NSX non distributed routing with VMware Cloud Director


While working with NSX Version 3.2.X together with Avi (ALB) and VMware Cloud Director, I encountered an unexpected behavior. Clients were not receiving responses from the configured load balancer VIP, and I was curious as to why.

Preserve Client IP Architecture

During my investigation using NSX Traceflow, I observed an unusual traffic pattern in the return path to the client. Although the NSX service insertion behaved as expected, I questioned why SNAT (Source Network Address Translation) was also triggered. It is worth noting that the load balancer virtual service is configured to preserve the client’s IP address.

Under normal circumstances, if the service insertion rule is triggered, there should be no SNAT. This could explain why the client might drop the return traffic from the Avi Service Engine if there is a potential change in the IP address.

Let us take a step back and swiftly explain preserve client IP with the Avi load balancer:

Preserve Client IP Architecture Example

The client sends a request to the load balancer VIP. This request is then forwarded to the appropriate pool. Given that the virtual service is configured to preserve the client’s IP address, this address is passed on to the pool member. The pool member attempts to respond to the source of the request - the client - but the response is redirected to the Avi Service Engine at the SR on the T1 due to a redirect rule established during the configuration of ‘preserve client IP’. Eventually, the load balancer sends a response back to the client, and we and the Client are happy.

However, if the IP address changes due to SNAT on its way back to the client, we will lose the packet. Let us dive into why there is SNAT happening on the T1 SR.

To put it simply, it is a known issue. Let us discuss what is happening and how we can prevent it.

An exception occurs when a SNAT rule and a DNAT rule are configured simultaneously on the logical router (T1 SR). In our case, the rules were configured via the VMware Cloud Director UI. The result of this configuration is that NAT will be enforced on the downlink traffic.

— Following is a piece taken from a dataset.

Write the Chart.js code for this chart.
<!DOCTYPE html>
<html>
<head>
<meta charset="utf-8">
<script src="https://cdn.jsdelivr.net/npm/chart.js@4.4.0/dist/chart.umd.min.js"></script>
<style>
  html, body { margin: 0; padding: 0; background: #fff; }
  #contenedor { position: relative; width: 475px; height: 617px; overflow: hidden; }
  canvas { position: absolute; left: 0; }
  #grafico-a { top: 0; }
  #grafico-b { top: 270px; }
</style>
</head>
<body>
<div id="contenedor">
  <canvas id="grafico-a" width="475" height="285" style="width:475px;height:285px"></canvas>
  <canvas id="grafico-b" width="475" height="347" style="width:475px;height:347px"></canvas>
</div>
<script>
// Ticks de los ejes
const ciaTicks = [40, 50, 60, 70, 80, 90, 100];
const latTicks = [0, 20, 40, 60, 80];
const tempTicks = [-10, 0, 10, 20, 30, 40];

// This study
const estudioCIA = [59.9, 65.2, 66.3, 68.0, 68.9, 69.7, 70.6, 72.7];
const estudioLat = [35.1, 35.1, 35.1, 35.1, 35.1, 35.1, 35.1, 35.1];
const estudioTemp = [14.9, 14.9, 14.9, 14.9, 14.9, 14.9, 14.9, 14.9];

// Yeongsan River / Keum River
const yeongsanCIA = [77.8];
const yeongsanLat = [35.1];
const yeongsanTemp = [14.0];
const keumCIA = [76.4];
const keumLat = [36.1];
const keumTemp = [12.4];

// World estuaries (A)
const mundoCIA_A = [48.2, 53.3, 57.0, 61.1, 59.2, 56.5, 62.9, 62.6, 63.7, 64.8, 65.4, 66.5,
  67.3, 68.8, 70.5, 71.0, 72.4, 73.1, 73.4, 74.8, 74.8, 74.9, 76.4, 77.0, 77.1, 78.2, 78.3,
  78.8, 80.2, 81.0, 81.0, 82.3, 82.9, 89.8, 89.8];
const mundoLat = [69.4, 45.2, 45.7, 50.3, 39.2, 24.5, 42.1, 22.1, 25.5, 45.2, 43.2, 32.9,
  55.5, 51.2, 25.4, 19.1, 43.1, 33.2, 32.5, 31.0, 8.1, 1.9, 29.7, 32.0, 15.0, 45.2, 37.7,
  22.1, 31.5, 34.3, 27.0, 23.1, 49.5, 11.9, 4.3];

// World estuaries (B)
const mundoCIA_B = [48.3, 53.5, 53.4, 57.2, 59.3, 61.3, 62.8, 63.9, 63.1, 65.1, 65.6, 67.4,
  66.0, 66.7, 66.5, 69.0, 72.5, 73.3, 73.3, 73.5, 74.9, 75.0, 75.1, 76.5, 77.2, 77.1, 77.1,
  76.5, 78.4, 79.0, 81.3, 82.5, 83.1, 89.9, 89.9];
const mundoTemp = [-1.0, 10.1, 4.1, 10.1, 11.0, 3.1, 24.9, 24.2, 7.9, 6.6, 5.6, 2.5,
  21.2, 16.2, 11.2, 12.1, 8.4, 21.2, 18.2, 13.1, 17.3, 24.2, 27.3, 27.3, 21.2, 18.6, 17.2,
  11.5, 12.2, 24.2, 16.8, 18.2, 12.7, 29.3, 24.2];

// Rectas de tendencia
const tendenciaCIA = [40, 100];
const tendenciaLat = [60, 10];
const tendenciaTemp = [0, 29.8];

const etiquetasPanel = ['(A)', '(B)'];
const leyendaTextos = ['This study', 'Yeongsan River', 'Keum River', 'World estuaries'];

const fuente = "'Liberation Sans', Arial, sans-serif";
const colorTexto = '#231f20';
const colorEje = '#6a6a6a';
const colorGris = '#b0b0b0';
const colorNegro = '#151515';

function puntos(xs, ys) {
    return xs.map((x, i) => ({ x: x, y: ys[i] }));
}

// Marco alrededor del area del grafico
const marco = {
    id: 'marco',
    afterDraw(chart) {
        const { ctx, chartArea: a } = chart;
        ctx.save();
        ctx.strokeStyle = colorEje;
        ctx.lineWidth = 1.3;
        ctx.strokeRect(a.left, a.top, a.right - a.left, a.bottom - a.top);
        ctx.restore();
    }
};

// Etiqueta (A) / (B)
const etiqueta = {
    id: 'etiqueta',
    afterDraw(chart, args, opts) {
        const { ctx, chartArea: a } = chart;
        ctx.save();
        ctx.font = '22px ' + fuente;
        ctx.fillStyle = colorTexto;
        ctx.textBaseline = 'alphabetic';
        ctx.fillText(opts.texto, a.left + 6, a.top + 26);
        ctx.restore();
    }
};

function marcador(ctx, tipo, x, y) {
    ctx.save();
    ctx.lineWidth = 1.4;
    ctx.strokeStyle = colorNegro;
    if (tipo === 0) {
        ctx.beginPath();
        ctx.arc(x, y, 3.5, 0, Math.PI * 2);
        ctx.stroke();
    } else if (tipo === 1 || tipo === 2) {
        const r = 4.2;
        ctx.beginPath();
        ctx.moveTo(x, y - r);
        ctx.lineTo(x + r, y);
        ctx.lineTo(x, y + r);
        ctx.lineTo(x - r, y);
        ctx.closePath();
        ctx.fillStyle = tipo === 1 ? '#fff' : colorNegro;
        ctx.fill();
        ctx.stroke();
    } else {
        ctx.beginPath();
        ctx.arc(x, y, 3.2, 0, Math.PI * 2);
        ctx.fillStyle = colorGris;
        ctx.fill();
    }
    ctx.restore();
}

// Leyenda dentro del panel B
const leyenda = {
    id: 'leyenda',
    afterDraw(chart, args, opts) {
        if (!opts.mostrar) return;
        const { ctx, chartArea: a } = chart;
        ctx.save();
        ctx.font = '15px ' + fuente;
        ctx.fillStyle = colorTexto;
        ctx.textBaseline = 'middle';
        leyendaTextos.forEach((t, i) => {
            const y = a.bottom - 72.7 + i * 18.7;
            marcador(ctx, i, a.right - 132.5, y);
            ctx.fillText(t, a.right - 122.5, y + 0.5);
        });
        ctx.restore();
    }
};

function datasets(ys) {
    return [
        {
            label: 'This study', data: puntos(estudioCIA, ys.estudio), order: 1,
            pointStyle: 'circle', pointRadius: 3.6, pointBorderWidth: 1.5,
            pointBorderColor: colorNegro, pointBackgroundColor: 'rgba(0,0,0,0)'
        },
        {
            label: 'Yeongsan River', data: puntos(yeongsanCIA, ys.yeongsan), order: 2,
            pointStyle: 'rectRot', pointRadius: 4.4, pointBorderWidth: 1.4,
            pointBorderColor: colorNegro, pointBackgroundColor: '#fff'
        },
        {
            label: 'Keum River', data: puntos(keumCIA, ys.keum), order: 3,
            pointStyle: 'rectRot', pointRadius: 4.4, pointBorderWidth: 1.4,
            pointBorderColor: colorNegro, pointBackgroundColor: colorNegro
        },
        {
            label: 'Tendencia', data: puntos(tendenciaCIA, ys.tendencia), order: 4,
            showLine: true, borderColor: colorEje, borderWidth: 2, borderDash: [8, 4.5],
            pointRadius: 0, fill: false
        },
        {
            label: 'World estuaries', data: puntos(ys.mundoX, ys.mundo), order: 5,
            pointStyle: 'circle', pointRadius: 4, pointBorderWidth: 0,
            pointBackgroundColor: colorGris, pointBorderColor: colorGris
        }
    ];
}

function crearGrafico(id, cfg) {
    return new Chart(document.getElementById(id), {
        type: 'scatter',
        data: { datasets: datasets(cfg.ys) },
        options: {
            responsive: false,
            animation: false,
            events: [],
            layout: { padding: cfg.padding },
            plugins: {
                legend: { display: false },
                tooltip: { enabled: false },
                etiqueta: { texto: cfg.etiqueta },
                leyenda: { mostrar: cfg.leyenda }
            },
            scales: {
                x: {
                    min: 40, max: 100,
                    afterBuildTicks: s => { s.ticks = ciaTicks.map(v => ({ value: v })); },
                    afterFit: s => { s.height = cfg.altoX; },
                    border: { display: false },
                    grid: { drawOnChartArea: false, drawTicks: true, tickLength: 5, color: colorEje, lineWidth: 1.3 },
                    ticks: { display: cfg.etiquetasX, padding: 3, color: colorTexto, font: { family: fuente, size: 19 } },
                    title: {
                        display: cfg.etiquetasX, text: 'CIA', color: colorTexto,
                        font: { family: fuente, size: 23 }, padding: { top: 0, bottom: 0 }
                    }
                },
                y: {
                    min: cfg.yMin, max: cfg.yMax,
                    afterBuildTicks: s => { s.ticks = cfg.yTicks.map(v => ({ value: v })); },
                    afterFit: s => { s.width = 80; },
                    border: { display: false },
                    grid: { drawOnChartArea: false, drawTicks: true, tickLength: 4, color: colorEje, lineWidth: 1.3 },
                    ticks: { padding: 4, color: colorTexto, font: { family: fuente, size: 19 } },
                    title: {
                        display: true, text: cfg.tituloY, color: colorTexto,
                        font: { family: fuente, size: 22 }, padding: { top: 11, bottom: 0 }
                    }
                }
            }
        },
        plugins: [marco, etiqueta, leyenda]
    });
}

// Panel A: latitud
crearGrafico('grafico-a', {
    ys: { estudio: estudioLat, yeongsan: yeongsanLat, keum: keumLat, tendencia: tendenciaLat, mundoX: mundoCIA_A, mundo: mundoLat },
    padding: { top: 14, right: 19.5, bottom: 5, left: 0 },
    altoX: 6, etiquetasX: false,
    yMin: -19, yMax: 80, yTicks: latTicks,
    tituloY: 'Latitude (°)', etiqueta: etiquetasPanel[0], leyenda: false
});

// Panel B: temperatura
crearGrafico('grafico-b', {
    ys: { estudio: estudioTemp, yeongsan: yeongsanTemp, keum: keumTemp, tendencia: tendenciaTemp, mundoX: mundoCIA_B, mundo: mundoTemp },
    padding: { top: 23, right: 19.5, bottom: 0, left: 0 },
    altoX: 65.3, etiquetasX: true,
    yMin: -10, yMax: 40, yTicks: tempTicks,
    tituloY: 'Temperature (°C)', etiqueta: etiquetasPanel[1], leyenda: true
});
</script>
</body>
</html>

To alter this behavior, we need to disable the NSX distributed routing feature in VMware Cloud Director, as shown in the following example:

VMware Cloud Director disable-enable distributed routing on T1

Allow non-distributed routing on T1 Edge Gateway

VMware Cloud Director disable-enable distributed routing on tenant segment

Disable distributed routing on tenant network

This seems like a straightforward fix but let us discuss the potential drawbacks. With distributed routing disabled, we direct all traffic through the gateway’s service router. In some use cases, this is not desirable and may complicate routing. The east-west traffic between networks connected to the same T1 gateway becomes more isolated.

Example of non distributed routing with NSX service interface

Non distributed routing: segment attached to service interface

Remember, with no distributed routing, the traffic will go via the service router and T1 Firewall rules apply. We may also need to adjust the advertisement accordingly to ensure east-west traffic functions correctly.

Let us summarize the advantages of non-distributed routing when considering its general use:

  1. Isolation of East-West Traffic
    • Non-distributed routing enables the isolation of traffic between organization VDC networks.
    • This ensures controlled and secure communication within your organization.
  2. Efficient Control
    • Deactivating distributed routing allows precise control over east-west traffic.
    • When distributed routing is disabled, VM traffic is directed through the edge gateway’s service router, simplify efficient management and monitoring.

Note

updated on Mar 1, 2024

  • observed in version: 3.2.X
  • last time tested in version: 4.1.0
  • issue still persists: yes